I don’t think we do ourselves any favors by stepping into that victim role, by buying into the belief that we are inherently troubled and need help just because we’re adopted. Yes, being adopted brings with it a set of emotions that can be difficult to articulate and difficult to deal with as we grow up, but then does anyone have it really easy growing up?

For those who were adopted at an older age, it is a very different story. Children who have memories of their birth families and/or their birth countries will grieve, because they have lost.

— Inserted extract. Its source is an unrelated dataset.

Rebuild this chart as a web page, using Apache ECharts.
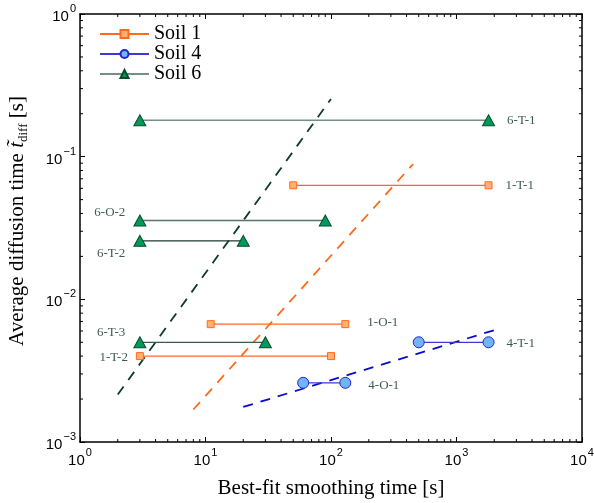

But for those of us who were adopted as infants, I don’t believe we’ve been traumatized. I do not believe it. We deal with things like racism and not fitting in and wondering about our birth families, but a Black child born to Black parents deals with racism, the girl in the wheelchair doesn’t fit in either, and the boy whose father walked out on the family when he was two years old wonders about him all the time.

It’s important that adoption be recognized as an imperfect process, as one that retains echoes of colonialism and tacitly condones things like the preference for boys over girls in China or the denial of benefits to children of single mothers in Korea. It’s important that people acknowledge adoptees’ experiences as real and valid and perhaps even as testaments to the imperfection of the system.

But I think it’s also important that the trials and troubles not be overstated, neither by adoption professionals and adoptive parents, nor adoptees themselves. If all the institution and the media hear is how troubled and damaged and unstable we are, how can we blame them when they turn around and portray us as such?